[Records from a data collection]
********************
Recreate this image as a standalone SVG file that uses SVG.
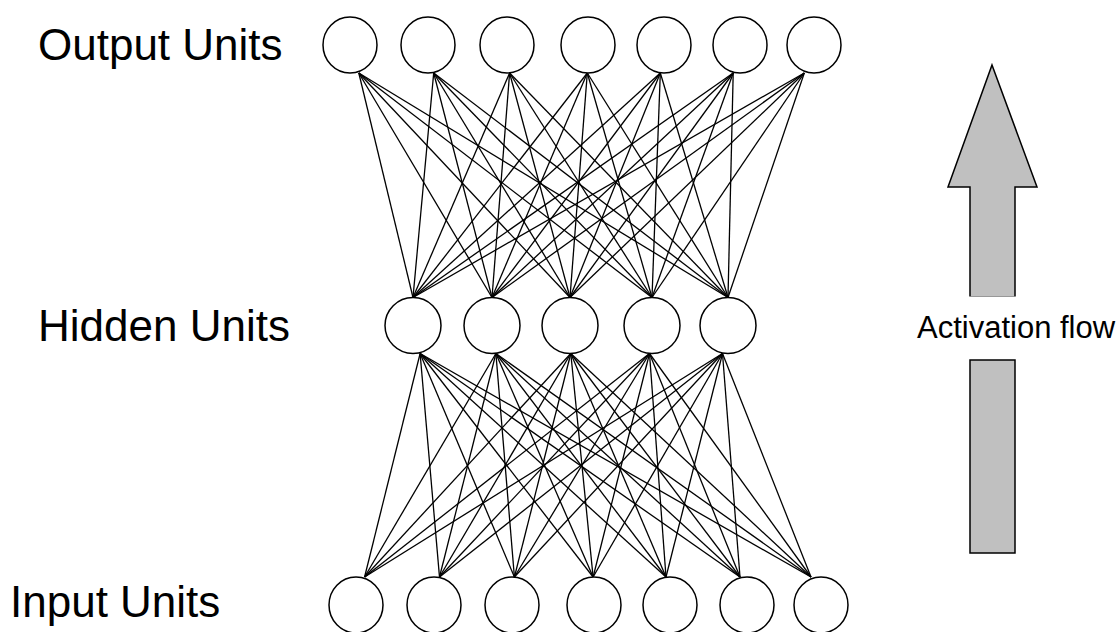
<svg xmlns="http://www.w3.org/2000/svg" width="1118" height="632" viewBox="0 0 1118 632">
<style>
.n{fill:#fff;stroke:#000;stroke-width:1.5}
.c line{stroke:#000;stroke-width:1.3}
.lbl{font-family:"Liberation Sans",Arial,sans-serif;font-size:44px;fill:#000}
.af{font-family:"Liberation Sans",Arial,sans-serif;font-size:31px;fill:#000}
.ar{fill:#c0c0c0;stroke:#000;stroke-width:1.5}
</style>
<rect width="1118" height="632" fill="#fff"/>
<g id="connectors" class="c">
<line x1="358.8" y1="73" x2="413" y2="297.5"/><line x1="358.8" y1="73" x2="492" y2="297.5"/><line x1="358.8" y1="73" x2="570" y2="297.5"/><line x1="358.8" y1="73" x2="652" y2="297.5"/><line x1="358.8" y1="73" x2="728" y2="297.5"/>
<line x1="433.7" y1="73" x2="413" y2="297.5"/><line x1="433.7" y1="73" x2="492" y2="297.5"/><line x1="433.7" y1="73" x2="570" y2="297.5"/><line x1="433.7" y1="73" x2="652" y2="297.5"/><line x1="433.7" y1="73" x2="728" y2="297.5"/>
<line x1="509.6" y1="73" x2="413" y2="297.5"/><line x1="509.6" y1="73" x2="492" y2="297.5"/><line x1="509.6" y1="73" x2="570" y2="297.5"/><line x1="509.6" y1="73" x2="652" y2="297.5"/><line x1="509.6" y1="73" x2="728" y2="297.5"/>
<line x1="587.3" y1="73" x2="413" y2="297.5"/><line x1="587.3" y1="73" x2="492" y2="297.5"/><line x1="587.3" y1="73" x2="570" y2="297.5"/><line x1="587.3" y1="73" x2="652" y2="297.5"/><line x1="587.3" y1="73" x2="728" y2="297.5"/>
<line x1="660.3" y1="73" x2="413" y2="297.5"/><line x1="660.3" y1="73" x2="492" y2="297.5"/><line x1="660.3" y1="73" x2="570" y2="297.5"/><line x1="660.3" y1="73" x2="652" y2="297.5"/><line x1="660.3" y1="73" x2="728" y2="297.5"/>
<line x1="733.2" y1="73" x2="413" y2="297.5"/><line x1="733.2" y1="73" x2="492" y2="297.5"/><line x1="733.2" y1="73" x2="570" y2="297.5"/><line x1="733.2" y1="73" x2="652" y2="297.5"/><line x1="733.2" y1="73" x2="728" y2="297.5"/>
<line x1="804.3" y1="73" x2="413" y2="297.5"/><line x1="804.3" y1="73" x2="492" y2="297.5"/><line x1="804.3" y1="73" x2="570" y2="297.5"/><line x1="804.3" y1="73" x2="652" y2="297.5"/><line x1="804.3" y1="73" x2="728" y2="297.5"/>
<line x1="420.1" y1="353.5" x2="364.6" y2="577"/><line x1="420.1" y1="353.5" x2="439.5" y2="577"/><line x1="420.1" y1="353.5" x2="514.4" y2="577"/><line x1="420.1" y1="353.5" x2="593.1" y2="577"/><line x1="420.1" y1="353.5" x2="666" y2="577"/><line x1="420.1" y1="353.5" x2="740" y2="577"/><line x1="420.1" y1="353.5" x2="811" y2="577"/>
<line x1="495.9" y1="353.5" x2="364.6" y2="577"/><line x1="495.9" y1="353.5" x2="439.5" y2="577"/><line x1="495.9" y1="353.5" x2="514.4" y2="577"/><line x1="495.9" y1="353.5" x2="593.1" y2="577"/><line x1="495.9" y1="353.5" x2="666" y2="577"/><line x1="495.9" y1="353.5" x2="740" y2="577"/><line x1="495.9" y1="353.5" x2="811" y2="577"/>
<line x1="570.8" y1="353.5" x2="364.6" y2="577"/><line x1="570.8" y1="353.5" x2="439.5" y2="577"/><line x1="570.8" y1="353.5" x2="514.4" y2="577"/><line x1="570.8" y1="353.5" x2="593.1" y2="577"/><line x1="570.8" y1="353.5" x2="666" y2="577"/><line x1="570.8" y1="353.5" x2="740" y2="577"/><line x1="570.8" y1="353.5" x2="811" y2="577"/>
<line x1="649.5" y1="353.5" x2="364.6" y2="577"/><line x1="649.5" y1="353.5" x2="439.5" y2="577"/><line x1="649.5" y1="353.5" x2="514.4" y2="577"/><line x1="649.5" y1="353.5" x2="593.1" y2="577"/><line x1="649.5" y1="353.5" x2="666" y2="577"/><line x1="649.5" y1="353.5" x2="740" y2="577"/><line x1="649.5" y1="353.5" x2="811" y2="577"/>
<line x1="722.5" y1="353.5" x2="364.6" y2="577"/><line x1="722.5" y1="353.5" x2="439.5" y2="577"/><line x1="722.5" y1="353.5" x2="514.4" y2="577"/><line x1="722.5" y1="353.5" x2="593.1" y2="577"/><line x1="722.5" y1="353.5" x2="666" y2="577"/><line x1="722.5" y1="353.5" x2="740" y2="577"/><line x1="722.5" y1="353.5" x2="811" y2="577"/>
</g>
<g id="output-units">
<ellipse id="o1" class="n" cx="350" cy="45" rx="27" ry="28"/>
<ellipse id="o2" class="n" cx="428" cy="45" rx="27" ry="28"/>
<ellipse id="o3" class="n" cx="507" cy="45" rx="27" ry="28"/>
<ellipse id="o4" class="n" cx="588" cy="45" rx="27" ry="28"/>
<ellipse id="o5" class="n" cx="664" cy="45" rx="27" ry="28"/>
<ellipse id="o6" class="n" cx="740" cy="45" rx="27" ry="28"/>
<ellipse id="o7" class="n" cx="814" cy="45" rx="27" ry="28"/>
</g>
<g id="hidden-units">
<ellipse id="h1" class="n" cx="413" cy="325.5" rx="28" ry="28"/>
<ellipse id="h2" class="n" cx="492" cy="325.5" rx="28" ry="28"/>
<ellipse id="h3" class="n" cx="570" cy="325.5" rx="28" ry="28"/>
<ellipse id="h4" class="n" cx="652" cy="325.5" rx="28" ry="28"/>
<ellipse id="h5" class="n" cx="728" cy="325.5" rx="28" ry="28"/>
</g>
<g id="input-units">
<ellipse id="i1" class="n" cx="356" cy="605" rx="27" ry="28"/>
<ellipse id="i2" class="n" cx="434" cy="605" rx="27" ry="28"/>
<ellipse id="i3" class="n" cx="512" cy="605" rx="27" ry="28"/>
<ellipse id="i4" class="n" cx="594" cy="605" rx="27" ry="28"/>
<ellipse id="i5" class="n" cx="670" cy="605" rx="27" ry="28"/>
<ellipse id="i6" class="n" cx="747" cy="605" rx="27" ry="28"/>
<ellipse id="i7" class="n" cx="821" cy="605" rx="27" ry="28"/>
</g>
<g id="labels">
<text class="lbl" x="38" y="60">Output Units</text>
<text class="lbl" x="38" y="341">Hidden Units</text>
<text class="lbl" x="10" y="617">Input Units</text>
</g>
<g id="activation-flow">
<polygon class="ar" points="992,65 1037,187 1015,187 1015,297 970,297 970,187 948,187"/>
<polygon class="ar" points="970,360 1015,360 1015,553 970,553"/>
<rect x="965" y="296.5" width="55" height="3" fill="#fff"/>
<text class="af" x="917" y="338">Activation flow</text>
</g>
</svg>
********************
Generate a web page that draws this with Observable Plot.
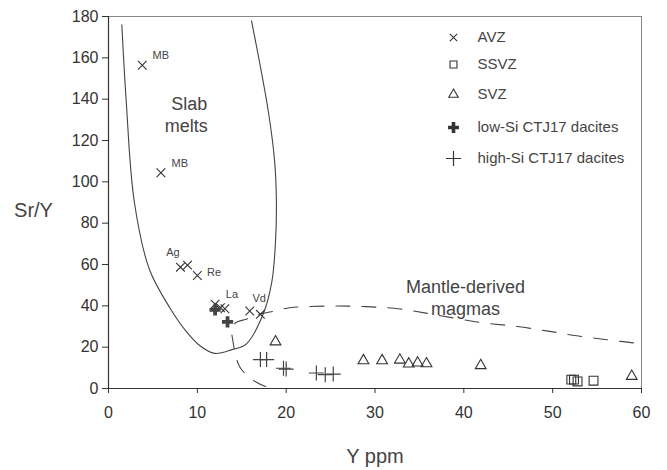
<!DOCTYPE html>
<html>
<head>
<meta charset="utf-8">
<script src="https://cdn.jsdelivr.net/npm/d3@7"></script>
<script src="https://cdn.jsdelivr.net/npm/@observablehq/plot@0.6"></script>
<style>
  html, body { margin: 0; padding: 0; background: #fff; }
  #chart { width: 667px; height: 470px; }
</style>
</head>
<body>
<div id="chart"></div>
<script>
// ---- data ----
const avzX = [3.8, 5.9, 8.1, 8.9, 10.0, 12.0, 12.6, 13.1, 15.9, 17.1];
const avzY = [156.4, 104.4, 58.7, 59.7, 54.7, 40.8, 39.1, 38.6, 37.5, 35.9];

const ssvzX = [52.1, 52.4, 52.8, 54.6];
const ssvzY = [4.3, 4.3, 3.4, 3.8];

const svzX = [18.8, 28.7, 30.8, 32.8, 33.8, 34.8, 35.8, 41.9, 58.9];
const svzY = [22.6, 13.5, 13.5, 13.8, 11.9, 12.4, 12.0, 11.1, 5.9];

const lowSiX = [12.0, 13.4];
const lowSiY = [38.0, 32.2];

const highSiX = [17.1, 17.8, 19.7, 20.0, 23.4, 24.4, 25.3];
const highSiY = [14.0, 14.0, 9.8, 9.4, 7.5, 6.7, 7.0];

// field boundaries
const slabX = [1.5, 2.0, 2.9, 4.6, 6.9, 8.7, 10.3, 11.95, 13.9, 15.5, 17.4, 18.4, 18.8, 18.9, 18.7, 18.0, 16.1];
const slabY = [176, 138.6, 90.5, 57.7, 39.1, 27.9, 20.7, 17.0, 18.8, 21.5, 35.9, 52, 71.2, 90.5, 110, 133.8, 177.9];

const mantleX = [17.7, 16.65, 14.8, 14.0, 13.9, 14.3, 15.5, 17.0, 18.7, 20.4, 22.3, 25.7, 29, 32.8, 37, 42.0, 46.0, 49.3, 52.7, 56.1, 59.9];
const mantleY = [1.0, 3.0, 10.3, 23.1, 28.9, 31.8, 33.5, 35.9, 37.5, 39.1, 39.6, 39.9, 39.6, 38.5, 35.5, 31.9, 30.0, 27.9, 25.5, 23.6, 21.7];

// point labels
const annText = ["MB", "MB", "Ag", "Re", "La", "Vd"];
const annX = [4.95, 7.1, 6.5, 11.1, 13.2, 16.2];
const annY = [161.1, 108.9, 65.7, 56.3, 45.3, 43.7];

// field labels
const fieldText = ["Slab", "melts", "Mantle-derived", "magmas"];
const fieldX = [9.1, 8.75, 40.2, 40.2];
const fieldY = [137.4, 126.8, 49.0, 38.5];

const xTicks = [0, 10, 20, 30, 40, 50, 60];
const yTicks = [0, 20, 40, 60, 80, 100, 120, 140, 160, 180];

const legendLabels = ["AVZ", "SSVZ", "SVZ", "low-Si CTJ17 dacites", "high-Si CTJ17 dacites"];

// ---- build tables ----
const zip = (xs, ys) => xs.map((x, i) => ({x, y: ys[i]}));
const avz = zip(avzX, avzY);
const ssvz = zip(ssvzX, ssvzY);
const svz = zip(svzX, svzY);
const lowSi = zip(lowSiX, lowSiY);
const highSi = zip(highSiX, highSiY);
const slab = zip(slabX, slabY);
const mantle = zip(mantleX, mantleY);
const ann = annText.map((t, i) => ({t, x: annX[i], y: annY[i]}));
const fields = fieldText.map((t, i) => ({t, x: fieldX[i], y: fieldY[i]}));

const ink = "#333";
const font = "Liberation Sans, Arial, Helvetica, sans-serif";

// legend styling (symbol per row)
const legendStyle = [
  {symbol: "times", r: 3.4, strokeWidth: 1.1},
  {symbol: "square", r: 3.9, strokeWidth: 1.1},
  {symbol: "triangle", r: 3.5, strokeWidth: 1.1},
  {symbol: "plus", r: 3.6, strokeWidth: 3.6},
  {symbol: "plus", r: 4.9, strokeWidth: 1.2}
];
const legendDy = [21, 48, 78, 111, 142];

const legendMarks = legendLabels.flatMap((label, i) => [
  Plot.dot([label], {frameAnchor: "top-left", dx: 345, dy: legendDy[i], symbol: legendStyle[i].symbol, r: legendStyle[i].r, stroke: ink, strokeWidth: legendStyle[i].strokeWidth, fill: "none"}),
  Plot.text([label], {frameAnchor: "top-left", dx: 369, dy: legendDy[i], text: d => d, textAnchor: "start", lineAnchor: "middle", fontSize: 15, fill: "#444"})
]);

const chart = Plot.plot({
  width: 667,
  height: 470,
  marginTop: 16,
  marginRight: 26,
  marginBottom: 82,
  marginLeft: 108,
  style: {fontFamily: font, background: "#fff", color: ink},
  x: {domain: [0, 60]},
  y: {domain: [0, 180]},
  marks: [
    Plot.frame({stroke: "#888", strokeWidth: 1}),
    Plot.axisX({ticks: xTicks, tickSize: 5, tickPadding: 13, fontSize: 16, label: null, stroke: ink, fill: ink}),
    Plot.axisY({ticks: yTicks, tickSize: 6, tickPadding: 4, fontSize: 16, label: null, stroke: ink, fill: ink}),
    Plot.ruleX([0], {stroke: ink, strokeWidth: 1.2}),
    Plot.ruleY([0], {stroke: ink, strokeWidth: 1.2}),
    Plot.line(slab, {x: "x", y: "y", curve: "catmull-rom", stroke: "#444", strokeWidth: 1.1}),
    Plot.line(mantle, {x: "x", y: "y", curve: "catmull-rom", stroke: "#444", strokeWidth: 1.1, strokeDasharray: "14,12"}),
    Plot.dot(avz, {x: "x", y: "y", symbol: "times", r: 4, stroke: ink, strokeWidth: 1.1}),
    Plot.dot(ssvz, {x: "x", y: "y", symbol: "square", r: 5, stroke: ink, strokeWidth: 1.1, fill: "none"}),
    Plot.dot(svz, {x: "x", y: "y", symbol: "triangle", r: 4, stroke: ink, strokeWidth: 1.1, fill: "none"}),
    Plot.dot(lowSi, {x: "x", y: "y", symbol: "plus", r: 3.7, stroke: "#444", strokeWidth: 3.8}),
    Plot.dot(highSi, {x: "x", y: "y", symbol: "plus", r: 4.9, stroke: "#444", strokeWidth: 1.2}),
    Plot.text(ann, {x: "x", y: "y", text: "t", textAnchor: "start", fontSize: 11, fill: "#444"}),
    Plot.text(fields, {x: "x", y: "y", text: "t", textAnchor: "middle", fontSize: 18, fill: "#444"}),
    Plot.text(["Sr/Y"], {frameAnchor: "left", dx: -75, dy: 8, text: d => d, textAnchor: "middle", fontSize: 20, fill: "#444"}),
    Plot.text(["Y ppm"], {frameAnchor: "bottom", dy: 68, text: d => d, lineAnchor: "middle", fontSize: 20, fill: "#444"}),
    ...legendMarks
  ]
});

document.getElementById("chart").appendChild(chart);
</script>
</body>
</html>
********************
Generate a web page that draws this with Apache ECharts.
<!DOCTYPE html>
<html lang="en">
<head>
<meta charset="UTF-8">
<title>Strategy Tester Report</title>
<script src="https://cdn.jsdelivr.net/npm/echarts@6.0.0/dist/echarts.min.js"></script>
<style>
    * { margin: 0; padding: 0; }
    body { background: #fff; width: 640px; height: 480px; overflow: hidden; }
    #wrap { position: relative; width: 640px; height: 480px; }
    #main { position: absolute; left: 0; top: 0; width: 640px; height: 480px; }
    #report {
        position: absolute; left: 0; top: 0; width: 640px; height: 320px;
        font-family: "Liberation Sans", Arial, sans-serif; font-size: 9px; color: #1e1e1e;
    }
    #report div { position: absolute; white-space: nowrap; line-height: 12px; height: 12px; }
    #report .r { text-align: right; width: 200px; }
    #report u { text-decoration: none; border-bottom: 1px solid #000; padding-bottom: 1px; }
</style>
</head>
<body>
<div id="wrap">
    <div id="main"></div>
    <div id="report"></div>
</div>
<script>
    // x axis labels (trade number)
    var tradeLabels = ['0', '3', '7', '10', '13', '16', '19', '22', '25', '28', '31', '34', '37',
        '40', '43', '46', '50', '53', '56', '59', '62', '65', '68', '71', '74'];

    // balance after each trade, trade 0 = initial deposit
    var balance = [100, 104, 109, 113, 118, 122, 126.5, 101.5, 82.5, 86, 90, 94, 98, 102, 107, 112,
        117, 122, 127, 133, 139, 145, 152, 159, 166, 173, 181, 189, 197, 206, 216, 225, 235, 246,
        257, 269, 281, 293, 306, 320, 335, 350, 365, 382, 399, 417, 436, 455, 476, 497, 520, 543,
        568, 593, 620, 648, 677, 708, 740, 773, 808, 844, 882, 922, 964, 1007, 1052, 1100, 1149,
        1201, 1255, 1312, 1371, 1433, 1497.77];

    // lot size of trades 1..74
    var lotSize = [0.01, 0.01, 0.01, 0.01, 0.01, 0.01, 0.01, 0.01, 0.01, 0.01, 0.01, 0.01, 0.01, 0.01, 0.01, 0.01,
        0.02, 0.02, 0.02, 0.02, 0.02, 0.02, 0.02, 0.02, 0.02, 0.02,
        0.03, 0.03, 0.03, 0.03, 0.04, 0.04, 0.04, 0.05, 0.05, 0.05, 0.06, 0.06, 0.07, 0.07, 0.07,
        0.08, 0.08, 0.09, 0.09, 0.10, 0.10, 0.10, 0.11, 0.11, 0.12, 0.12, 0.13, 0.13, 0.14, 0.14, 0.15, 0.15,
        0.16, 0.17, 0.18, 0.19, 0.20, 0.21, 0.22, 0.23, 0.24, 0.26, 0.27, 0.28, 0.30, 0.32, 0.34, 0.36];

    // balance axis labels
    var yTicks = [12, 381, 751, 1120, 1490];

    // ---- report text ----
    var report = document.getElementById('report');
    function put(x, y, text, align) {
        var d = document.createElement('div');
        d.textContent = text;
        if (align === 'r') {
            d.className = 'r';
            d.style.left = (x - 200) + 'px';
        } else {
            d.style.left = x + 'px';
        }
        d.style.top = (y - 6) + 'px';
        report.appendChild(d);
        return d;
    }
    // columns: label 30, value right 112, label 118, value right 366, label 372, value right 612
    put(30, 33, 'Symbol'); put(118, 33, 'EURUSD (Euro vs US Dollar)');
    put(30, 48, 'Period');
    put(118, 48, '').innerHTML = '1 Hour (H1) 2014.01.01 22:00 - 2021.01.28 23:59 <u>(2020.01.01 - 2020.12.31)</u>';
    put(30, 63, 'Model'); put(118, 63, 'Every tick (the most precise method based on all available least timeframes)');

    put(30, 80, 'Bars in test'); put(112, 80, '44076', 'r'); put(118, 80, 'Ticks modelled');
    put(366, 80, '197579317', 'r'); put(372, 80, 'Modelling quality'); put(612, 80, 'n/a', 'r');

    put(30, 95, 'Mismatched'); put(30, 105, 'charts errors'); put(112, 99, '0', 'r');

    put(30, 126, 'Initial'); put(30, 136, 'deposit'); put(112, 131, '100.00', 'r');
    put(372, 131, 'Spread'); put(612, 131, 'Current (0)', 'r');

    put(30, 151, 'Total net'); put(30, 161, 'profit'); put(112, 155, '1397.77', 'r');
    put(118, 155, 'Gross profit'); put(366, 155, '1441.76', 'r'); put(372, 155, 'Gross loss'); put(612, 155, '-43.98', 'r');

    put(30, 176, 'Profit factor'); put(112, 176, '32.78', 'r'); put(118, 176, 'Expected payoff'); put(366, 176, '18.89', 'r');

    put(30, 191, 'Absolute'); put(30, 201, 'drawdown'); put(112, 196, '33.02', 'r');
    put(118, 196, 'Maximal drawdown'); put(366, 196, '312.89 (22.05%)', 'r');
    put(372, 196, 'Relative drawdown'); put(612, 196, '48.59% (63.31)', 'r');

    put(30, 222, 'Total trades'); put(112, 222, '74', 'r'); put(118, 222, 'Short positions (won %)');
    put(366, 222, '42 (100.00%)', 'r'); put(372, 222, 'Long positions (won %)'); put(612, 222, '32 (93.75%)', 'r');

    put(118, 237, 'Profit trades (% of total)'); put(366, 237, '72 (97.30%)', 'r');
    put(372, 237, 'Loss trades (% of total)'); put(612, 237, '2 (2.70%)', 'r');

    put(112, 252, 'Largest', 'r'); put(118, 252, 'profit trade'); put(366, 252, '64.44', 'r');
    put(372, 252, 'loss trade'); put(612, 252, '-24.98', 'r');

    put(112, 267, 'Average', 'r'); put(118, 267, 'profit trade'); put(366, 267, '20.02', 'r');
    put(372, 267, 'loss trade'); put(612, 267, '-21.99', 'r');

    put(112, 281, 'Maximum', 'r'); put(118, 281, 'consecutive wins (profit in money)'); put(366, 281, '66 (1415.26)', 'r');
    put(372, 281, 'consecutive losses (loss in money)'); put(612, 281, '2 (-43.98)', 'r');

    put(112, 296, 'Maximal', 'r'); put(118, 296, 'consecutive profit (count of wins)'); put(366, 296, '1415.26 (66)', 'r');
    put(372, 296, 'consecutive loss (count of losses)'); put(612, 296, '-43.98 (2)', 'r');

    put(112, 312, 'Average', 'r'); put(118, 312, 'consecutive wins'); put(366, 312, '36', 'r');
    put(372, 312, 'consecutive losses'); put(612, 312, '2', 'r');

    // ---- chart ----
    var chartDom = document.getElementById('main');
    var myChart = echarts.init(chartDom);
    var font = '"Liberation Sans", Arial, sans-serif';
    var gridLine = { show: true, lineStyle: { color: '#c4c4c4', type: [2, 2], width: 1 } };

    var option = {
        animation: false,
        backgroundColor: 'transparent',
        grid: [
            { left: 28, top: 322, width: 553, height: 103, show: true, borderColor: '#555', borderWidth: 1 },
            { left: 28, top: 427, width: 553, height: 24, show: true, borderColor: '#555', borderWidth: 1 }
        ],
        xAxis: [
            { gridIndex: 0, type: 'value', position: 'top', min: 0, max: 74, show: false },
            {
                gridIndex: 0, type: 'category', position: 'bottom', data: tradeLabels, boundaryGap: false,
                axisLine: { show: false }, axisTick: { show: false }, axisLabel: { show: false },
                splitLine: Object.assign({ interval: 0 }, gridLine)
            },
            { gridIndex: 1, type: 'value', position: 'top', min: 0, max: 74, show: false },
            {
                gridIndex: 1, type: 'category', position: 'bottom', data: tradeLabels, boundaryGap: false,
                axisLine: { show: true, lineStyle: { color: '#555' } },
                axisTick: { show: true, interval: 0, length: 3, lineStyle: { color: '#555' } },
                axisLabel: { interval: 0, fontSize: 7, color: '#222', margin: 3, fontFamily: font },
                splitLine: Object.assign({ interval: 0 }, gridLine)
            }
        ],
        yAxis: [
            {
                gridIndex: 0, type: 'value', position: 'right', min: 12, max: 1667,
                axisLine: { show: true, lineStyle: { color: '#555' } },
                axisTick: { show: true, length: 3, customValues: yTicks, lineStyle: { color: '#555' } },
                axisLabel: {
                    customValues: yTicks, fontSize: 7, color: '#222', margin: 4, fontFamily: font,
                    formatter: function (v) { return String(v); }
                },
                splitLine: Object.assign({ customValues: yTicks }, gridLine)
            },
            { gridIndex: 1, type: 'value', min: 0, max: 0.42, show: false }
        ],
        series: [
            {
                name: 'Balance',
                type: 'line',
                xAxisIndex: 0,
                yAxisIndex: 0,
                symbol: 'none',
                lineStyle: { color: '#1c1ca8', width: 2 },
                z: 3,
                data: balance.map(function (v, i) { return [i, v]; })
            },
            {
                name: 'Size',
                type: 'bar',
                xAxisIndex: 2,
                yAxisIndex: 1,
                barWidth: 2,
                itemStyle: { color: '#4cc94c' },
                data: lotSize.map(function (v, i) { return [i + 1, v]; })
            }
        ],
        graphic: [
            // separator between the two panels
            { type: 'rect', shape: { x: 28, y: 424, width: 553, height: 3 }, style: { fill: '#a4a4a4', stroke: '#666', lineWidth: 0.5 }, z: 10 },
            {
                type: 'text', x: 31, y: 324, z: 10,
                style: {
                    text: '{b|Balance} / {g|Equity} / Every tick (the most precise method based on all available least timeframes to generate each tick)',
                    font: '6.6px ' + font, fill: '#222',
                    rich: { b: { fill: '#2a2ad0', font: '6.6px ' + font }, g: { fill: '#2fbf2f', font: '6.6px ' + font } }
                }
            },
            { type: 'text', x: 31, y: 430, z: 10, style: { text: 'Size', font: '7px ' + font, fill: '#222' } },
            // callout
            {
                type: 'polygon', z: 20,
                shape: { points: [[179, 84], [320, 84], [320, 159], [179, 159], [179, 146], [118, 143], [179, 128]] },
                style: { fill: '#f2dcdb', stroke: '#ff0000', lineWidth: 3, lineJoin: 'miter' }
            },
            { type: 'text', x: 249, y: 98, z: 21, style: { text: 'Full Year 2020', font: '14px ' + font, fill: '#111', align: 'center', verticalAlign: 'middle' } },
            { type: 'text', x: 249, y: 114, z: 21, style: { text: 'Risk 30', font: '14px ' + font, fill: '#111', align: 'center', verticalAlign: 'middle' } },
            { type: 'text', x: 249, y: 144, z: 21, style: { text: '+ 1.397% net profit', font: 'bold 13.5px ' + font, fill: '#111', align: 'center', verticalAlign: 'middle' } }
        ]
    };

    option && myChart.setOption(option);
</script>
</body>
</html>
********************
◆ Exercise instructions: Pick out the part that begins with the line containing "Generate a web page that draws this with Observable" and finishes with the line containing "const ssvzY = [4.3, 4.3, 3.4, 3.8];", both included. Restate it exactly, without images.

◆ Result for this exercise:
Generate a web page that draws this with Observable Plot.
<!DOCTYPE html>
<html>
<head>
<meta charset="utf-8">
<script src="https://cdn.jsdelivr.net/npm/d3@7"></script>
<script src="https://cdn.jsdelivr.net/npm/@observablehq/plot@0.6"></script>
<style>
  html, body { margin: 0; padding: 0; background: #fff; }
  #chart { width: 667px; height: 470px; }
</style>
</head>
<body>
<div id="chart"></div>
<script>
// ---- data ----
const avzX = [3.8, 5.9, 8.1, 8.9, 10.0, 12.0, 12.6, 13.1, 15.9, 17.1];
const avzY = [156.4, 104.4, 58.7, 59.7, 54.7, 40.8, 39.1, 38.6, 37.5, 35.9];

const ssvzX = [52.1, 52.4, 52.8, 54.6];
const ssvzY = [4.3, 4.3, 3.4, 3.8];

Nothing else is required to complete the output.